Originally I had the old steel rack that came with the Wilderness BD-36 front hub kit that makes this a dual motor bike but I found that rack tore itself up with the SLA load. So I am trying to both lighten and strengthen the new rack while reducing the weight on it. Anyway here is the final product that is obviously still going through trials and is meant to eventually have a small fueled generator mounted in back (along with addition load support bars and traffic lighting) to provide an unlimited range.
I live in some serious hills and the rear motor is switchable allowing me to sustain cruise speed (over 20 MPH) at climb under most road conditions though I eventually want it to have a sensor switch that turns it on and off based on tire rotation speed. My top speed so far was 72 plus MPH in a downhill. I have a pair of RoxShoxs I could switch too if that would be better but I found I tore apart a set of steel fixed forks on the first prototype anyway.

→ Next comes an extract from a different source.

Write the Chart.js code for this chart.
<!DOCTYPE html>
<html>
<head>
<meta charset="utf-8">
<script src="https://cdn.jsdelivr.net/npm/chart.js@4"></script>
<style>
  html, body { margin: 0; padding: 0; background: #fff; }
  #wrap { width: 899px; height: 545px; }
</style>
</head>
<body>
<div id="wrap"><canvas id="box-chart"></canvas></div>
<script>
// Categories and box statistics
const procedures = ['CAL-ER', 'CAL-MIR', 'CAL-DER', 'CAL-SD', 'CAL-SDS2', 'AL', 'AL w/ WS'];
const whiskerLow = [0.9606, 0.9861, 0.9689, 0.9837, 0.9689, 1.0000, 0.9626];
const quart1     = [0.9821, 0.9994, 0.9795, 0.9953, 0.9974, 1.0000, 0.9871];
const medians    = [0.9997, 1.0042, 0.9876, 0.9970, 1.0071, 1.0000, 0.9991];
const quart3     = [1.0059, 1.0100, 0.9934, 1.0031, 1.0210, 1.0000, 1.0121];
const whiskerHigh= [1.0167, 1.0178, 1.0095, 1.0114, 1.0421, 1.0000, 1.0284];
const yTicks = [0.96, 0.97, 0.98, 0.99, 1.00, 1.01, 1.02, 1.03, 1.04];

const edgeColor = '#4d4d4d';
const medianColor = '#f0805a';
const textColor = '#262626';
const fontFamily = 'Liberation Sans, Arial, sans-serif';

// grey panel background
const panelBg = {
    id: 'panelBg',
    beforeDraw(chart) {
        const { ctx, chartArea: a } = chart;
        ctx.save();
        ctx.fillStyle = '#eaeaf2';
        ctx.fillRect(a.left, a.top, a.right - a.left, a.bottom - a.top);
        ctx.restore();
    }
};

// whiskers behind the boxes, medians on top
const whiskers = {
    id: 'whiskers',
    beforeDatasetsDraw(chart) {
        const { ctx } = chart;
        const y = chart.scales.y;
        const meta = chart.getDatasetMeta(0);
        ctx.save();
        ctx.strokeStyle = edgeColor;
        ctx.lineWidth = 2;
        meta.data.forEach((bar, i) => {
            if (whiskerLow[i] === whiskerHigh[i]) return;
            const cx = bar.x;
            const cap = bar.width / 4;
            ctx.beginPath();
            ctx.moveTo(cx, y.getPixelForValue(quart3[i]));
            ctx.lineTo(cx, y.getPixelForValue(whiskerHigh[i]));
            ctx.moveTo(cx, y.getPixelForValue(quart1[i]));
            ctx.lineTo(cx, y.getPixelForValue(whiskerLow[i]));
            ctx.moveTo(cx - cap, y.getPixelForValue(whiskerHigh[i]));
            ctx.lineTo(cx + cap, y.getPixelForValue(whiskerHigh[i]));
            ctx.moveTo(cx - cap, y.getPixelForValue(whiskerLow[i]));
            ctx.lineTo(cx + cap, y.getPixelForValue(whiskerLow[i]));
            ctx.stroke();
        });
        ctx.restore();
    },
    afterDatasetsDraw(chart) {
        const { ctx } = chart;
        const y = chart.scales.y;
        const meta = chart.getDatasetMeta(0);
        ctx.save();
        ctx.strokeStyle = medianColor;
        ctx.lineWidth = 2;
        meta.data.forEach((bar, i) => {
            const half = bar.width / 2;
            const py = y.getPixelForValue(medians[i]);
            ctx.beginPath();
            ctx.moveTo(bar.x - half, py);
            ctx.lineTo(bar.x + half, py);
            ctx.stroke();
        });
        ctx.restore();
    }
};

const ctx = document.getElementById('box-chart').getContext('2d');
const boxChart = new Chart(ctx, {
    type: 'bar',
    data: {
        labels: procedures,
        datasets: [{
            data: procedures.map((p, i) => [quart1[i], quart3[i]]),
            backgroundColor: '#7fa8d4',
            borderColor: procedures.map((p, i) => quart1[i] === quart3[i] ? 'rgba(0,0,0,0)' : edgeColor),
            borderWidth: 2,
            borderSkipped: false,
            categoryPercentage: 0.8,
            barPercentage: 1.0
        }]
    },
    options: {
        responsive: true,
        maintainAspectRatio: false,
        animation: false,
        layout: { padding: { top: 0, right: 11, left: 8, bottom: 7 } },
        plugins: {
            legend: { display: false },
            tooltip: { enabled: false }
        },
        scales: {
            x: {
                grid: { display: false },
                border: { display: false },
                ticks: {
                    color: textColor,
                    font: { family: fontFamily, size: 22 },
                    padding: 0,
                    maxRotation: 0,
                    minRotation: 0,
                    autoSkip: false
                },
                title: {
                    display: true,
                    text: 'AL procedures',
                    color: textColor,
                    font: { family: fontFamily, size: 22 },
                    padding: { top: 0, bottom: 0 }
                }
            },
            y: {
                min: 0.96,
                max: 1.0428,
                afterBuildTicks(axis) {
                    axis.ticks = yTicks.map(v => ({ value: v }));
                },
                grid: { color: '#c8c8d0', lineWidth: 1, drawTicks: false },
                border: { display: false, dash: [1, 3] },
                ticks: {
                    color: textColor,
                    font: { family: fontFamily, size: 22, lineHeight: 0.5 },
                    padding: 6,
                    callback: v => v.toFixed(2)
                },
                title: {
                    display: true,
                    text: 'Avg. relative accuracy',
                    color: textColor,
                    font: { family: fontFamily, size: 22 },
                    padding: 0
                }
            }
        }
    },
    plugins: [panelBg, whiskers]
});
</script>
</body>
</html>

I should mention that I have heard about the issue of mounting a hub motor on the front shock forks and I will start looking into it more closely. I have a friend who has a brushless pedal start hub motor mounted on the same forks (same model) but we haven't observed a lot of wear on them yet and he has hundreds of miles on Florida pavement but I am going to start looking more closely. I guess a lot of the issue is how much it torques relative to load and the way I have set it up is meant to reduce that and distribute a lot of the torque to the rear wheel. But if this is a time bomb then we should address it before it blows and I am open to alternative shocking forks for this task but at the speeds I have been running I need to have a suspension up front to prevent steering loss and shock to my wrists and arms.
I can't tell you all enough how glad I am to find this community thanks to VRdublove who invited me and to finally join a group that shares the same goals I do. I look forward to a long relationship of idea sharing and who knows, if any of you are in the NYC regional area maybe we can collaborate even closer. Safe roads to you all.